(Exercise objective): Without the pictures, return exactly the lines from the one with "What Apache ECharts" through the one with "const shares = [30, 70];". Both end lines belong in the copy.

(Provided records):
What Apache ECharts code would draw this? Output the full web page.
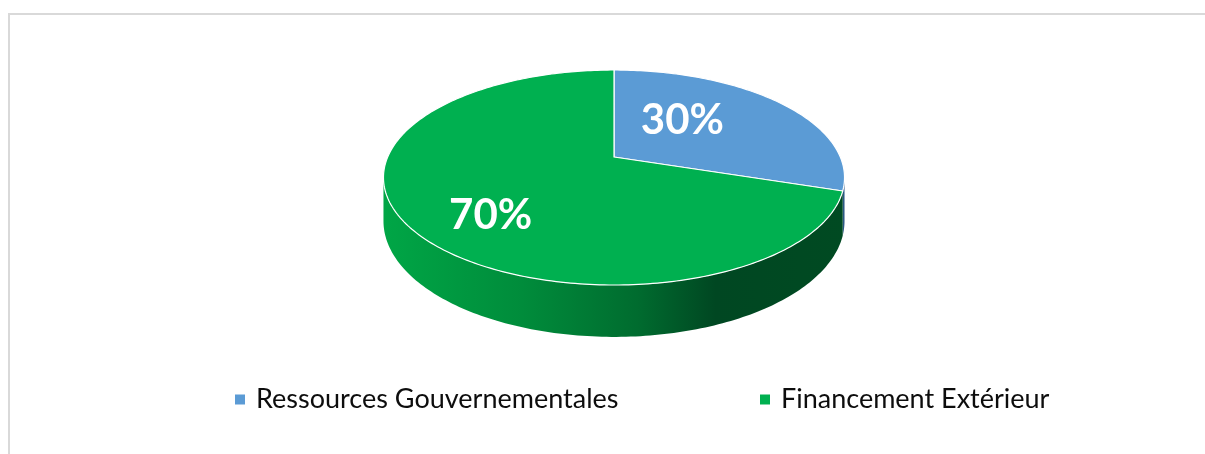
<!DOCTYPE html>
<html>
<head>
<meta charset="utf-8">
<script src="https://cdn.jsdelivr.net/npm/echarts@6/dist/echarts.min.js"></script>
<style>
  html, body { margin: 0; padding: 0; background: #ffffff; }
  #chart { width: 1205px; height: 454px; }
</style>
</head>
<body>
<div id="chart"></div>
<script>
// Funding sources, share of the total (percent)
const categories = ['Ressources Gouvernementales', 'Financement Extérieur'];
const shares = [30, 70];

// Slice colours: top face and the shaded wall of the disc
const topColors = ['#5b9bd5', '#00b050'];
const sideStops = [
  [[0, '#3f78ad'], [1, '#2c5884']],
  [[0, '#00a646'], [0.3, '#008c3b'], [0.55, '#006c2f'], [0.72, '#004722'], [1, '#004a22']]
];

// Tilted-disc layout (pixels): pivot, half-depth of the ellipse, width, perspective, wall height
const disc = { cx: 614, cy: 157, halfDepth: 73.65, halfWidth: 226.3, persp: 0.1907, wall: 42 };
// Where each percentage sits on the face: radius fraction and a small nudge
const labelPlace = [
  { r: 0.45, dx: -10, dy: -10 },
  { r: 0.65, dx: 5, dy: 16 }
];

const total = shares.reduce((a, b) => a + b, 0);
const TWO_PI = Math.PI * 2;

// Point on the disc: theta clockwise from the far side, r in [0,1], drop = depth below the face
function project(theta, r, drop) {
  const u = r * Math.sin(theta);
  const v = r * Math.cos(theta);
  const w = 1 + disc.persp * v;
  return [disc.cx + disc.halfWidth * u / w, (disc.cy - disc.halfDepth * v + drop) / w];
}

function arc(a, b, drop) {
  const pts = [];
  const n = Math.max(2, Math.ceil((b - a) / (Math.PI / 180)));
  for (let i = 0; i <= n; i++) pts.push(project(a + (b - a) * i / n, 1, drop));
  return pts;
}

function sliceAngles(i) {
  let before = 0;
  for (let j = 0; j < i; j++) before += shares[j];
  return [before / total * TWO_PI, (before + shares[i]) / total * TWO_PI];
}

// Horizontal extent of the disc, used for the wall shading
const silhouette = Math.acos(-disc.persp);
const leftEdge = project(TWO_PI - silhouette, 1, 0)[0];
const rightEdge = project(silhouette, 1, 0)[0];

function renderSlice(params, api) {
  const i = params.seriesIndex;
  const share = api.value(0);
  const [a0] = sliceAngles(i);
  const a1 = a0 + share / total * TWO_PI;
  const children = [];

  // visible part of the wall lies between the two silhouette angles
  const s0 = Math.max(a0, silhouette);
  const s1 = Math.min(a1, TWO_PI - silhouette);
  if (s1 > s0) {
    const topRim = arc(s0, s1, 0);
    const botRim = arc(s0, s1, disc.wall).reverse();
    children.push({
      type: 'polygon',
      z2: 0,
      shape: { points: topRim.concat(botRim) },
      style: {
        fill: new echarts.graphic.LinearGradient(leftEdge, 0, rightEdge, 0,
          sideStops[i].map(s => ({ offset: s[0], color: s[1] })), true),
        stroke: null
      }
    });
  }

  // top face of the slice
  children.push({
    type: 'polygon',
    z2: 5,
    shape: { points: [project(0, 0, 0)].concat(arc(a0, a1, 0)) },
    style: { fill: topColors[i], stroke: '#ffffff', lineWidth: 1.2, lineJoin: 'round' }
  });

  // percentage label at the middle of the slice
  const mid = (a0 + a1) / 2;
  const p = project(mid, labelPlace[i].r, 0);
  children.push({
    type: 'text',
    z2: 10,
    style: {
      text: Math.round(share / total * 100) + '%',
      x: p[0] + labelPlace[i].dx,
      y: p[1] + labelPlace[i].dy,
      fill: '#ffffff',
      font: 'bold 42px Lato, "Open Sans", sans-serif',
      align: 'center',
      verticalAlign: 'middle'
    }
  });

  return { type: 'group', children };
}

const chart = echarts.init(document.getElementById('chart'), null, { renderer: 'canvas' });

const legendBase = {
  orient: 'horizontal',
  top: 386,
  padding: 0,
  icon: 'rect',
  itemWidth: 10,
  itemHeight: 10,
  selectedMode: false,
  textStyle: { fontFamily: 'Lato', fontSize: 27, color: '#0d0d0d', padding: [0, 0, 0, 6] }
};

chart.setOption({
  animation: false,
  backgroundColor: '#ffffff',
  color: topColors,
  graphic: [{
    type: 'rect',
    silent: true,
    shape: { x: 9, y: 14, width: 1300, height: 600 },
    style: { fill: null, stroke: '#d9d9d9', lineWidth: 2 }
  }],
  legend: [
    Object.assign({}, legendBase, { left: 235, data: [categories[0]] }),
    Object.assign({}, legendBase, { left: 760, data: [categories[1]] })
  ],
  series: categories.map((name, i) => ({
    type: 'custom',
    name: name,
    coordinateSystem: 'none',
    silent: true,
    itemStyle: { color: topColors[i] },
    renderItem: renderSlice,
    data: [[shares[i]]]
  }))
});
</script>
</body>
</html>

...

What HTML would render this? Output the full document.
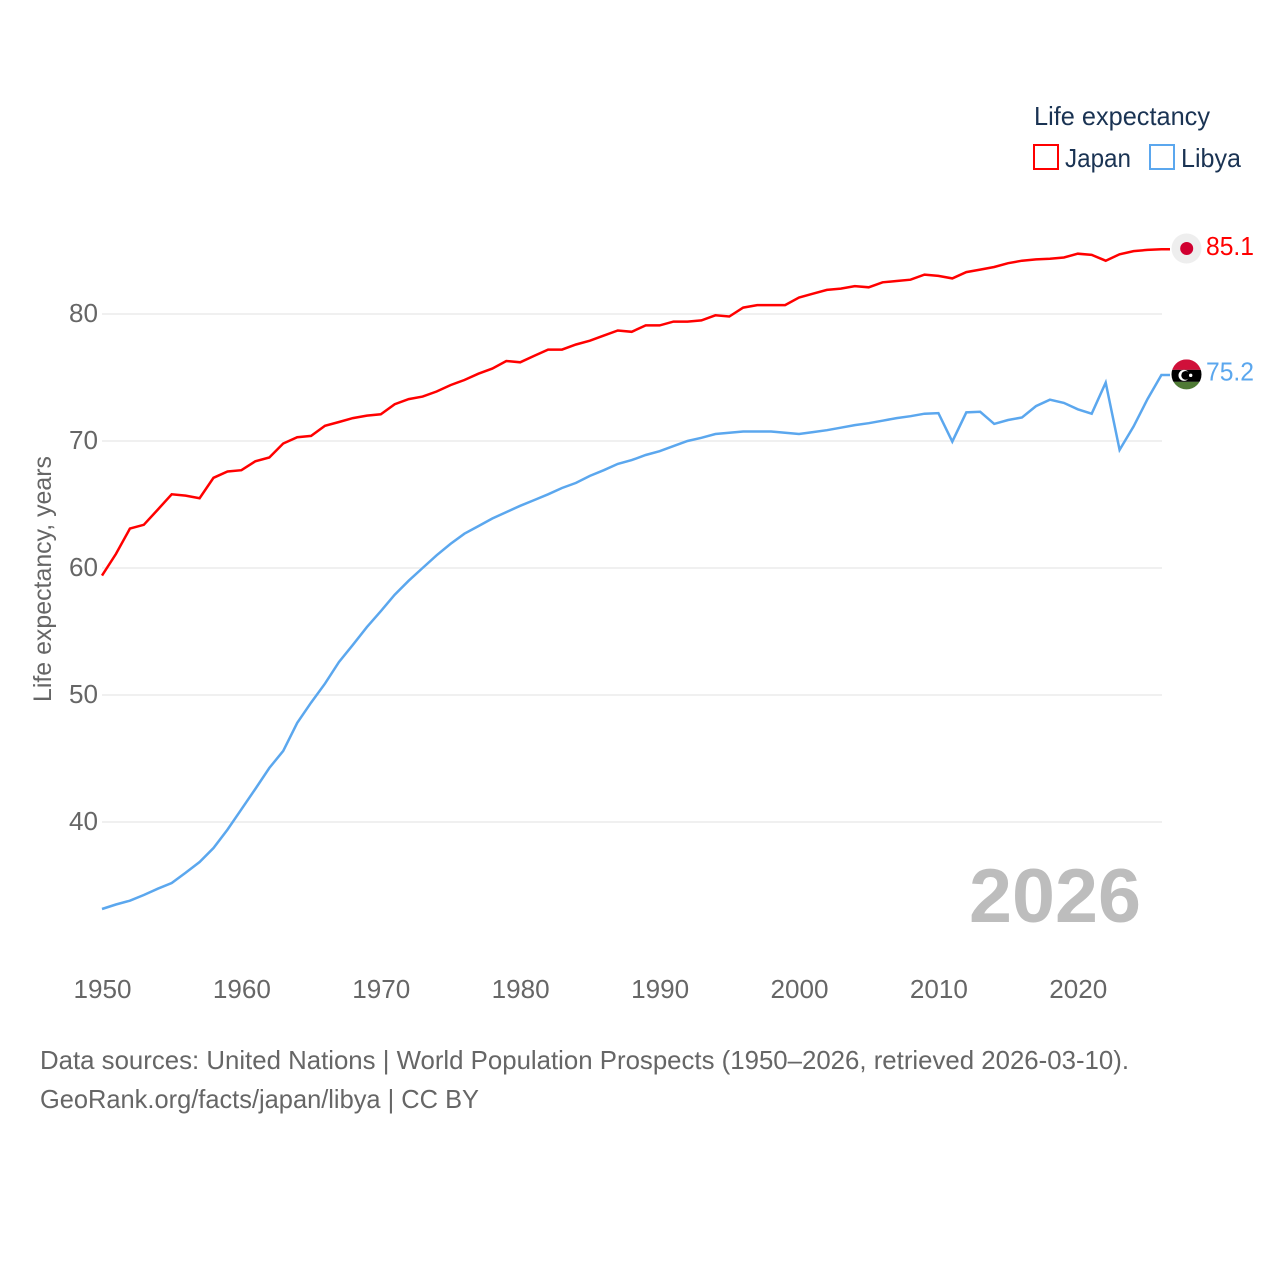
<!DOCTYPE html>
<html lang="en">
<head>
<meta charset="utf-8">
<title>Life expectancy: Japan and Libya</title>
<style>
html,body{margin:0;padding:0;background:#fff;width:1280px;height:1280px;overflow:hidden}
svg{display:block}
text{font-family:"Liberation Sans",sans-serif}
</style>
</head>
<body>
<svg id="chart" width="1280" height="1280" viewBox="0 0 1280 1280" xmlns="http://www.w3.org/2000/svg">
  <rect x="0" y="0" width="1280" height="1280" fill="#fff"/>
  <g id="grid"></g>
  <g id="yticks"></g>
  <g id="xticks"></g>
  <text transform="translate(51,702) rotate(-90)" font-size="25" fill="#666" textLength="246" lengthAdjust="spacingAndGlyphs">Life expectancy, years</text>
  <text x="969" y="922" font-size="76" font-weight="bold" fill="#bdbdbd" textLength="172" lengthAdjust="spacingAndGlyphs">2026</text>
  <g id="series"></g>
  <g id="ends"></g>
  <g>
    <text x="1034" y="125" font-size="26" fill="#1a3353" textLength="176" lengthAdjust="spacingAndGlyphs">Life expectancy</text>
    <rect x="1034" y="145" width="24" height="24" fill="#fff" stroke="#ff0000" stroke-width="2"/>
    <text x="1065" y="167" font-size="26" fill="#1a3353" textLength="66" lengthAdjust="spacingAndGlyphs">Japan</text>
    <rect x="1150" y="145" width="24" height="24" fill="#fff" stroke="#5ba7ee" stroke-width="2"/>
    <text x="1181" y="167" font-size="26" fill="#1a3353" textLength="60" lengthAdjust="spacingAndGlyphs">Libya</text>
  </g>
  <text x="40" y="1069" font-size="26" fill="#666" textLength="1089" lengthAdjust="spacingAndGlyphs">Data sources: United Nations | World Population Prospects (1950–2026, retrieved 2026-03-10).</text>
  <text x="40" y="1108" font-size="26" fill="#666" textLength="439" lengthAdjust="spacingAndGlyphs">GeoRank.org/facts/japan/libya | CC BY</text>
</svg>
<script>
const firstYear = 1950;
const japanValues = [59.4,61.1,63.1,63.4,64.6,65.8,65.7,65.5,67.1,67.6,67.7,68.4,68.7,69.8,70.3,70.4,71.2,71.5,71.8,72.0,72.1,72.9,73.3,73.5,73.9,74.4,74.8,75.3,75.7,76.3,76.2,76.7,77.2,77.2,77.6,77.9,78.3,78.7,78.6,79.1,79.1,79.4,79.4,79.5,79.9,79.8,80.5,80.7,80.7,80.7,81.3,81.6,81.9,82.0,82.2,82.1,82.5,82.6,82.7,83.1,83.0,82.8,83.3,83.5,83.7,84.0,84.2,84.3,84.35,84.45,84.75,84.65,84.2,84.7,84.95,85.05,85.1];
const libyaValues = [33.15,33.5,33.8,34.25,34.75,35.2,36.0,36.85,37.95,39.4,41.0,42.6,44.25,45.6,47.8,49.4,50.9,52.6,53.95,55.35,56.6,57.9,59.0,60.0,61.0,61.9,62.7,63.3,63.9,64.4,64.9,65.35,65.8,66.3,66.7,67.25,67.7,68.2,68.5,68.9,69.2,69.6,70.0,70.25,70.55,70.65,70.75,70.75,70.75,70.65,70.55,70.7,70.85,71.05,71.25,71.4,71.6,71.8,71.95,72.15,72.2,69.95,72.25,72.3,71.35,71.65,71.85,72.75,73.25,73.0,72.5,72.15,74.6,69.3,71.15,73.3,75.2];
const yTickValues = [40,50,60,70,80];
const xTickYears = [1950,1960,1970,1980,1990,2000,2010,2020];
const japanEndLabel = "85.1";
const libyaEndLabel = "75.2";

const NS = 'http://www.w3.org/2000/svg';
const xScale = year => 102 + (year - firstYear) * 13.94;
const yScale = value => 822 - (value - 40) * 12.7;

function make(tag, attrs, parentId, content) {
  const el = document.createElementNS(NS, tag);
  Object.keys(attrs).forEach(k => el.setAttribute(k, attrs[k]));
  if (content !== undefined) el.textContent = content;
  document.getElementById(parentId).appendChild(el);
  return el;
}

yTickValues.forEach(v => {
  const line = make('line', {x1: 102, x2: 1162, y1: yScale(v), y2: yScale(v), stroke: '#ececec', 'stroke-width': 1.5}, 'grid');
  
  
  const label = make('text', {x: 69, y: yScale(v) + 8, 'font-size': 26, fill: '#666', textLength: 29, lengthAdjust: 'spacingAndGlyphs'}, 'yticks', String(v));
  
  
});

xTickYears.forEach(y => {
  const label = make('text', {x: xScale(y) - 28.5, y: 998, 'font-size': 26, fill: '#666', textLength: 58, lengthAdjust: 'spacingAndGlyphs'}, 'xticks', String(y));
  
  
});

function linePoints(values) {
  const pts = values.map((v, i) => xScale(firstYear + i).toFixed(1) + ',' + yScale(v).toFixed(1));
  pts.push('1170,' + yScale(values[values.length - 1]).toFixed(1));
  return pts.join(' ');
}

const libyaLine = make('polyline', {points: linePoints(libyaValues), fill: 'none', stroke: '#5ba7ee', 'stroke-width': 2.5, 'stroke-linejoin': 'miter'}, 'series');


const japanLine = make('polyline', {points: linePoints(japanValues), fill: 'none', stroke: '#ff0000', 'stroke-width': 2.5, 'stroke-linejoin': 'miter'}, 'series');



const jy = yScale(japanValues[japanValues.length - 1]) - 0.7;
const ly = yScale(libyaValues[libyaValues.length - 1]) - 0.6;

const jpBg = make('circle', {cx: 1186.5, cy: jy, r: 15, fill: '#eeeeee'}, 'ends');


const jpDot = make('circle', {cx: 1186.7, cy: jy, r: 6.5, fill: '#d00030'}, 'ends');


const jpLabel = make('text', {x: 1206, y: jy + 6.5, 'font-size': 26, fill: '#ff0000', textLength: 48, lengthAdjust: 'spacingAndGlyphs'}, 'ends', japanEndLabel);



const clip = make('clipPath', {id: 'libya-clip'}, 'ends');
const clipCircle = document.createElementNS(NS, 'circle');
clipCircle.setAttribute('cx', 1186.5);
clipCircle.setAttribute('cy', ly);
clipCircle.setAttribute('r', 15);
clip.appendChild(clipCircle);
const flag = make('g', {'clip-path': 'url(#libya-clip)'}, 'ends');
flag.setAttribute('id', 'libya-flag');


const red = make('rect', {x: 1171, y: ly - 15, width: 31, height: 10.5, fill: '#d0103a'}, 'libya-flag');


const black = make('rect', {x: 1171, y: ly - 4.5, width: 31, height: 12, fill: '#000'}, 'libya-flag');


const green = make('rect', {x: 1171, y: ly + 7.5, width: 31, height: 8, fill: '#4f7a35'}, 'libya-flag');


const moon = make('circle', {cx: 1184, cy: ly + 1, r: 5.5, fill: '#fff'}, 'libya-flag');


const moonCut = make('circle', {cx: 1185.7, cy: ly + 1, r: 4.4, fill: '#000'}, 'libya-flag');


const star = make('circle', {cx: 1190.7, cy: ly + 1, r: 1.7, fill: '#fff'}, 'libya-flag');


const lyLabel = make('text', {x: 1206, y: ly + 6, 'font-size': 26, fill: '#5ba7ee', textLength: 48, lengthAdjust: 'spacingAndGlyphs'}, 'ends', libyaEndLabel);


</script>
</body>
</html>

(Result for this exercise):
What Apache ECharts code would draw this? Output the full web page.
<!DOCTYPE html>
<html>
<head>
<meta charset="utf-8">
<script src="https://cdn.jsdelivr.net/npm/echarts@6/dist/echarts.min.js"></script>
<style>
  html, body { margin: 0; padding: 0; background: #ffffff; }
  #chart { width: 1205px; height: 454px; }
</style>
</head>
<body>
<div id="chart"></div>
<script>
// Funding sources, share of the total (percent)
const categories = ['Ressources Gouvernementales', 'Financement Extérieur'];
const shares = [30, 70];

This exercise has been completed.